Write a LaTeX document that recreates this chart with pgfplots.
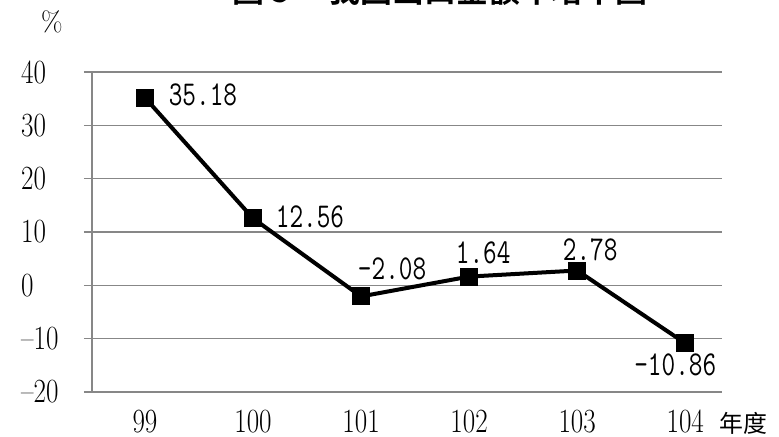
\documentclass[border=0pt]{standalone}
\usepackage{pgfplots}
\pgfplotsset{compat=1.18}
\usepackage{graphicx}
\usepackage{fontspec}
\newfontfamily\cjk{Noto Sans CJK TC}
\newfontfamily\cjkb{Noto Sans CJK TC Bold}
\definecolor{gridgray}{HTML}{878787}
\newcommand\sx[1]{\scalebox{0.8}[1]{#1}}
\begin{document}
\begin{tikzpicture}
\begin{axis}[
  at={(0,0)}, anchor=south west,
  scale only axis,
  width=630bp, height=320bp,
  xmin=98.51, xmax=104.34,
  ymin=-20, ymax=40,
  ytick={-20,-10,0,10,20,30,40},
  yticklabels={\sx{–20},\sx{–10},\sx{0},\sx{10},\sx{20},\sx{30},\sx{40}},
  xtick={99,100,101,102,103,104},
  xticklabels={\sx{99},\sx{100},\sx{101},\sx{102},\sx{103},\sx{104}},
  axis x line=bottom, axis y line=left,
  axis line style={gridgray, line width=1.4bp, -},
  x axis line style={-}, y axis line style={-},
  ymajorgrids, grid style={gridgray, line width=1.4bp},
  ytick style={gridgray, line width=1.4bp},
  major tick length=8bp,
  tick align=outside,
  xtick style={draw=none},
  tick label style={font=\fontsize{34}{40}\selectfont, inner sep=0pt},
  xticklabel style={anchor=north, yshift=-10bp},
  yticklabel style={anchor=west, xshift=-63bp},
  clip=false,
]
\addplot[black, line width=4bp, mark=square*, mark size=7bp, mark options={solid}]
  coordinates {(99,35.18) (100,12.56) (101,-2.08) (102,1.64) (103,2.78) (104,-10.86)};
\addplot[draw=none, mark=none, nodes near coords={\scalebox{0.76}[1]{\pgfplotspointmeta}},
  point meta=explicit symbolic,
  visualization depends on={\thisrow{dx}\as\dx},
  visualization depends on={\thisrow{dy}\as\dy},
  every node near coord/.append style={anchor=center, inner sep=0pt, xshift=\dx bp, yshift=\dy bp, font=\ttfamily\fontsize{35}{40}\selectfont, black}]
  table[x=x, y=y, meta=lab]{
x y lab dx dy
99 35.18 35.18 58 3
100 12.56 12.56 57 2
101 -2.08 –2.08 31 28
102 1.64 1.64 14 24
103 2.78 2.78 13 21
104 -10.86 –10.86 -10 -22
};
\end{axis}
\node[font=\fontsize{28}{32}\selectfont] at (-40bp,370bp) {\%};
\node[font=\cjk\fontsize{24}{28}\selectfont] at (651bp,-31bp) {年度};
\node[font=\cjkb\fontsize{32}{36}\selectfont, anchor=base, inner sep=0pt] at (348bp,389bp) {圖 5\hspace{1.2em}我國出口金額年增率圖};
\pgfresetboundingbox
\useasboundingbox (-92bp,-45bp) rectangle (687bp,392bp);
\end{tikzpicture}
\end{document}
•••••
REQUIRED TASK -> Leave out the pictures and restate everything else word for word.

SOLVED PROBLEM ->
Write a LaTeX document that recreates this chart with pgfplots.
\documentclass[border=0pt]{standalone}
\usepackage{pgfplots}
\pgfplotsset{compat=1.18}
\usepackage{graphicx}
\usepackage{fontspec}
\newfontfamily\cjk{Noto Sans CJK TC}
\newfontfamily\cjkb{Noto Sans CJK TC Bold}
\definecolor{gridgray}{HTML}{878787}
\newcommand\sx[1]{\scalebox{0.8}[1]{#1}}
\begin{document}
\begin{tikzpicture}
\begin{axis}[
  at={(0,0)}, anchor=south west,
  scale only axis,
  width=630bp, height=320bp,
  xmin=98.51, xmax=104.34,
  ymin=-20, ymax=40,
  ytick={-20,-10,0,10,20,30,40},
  yticklabels={\sx{–20},\sx{–10},\sx{0},\sx{10},\sx{20},\sx{30},\sx{40}},
  xtick={99,100,101,102,103,104},
  xticklabels={\sx{99},\sx{100},\sx{101},\sx{102},\sx{103},\sx{104}},
  axis x line=bottom, axis y line=left,
  axis line style={gridgray, line width=1.4bp, -},
  x axis line style={-}, y axis line style={-},
  ymajorgrids, grid style={gridgray, line width=1.4bp},
  ytick style={gridgray, line width=1.4bp},
  major tick length=8bp,
  tick align=outside,
  xtick style={draw=none},
  tick label style={font=\fontsize{34}{40}\selectfont, inner sep=0pt},
  xticklabel style={anchor=north, yshift=-10bp},
  yticklabel style={anchor=west, xshift=-63bp},
  clip=false,
]
\addplot[black, line width=4bp, mark=square*, mark size=7bp, mark options={solid}]
  coordinates {(99,35.18) (100,12.56) (101,-2.08) (102,1.64) (103,2.78) (104,-10.86)};
\addplot[draw=none, mark=none, nodes near coords={\scalebox{0.76}[1]{\pgfplotspointmeta}},
  point meta=explicit symbolic,
  visualization depends on={\thisrow{dx}\as\dx},
  visualization depends on={\thisrow{dy}\as\dy},
  every node near coord/.append style={anchor=center, inner sep=0pt, xshift=\dx bp, yshift=\dy bp, font=\ttfamily\fontsize{35}{40}\selectfont, black}]
  table[x=x, y=y, meta=lab]{
x y lab dx dy
99 35.18 35.18 58 3
100 12.56 12.56 57 2
101 -2.08 –2.08 31 28
102 1.64 1.64 14 24
103 2.78 2.78 13 21
104 -10.86 –10.86 -10 -22
};
\end{axis}
\node[font=\fontsize{28}{32}\selectfont] at (-40bp,370bp) {\%};
\node[font=\cjk\fontsize{24}{28}\selectfont] at (651bp,-31bp) {年度};
\node[font=\cjkb\fontsize{32}{36}\selectfont, anchor=base, inner sep=0pt] at (348bp,389bp) {圖 5\hspace{1.2em}我國出口金額年增率圖};
\pgfresetboundingbox
\useasboundingbox (-92bp,-45bp) rectangle (687bp,392bp);
\end{tikzpicture}
\end{document}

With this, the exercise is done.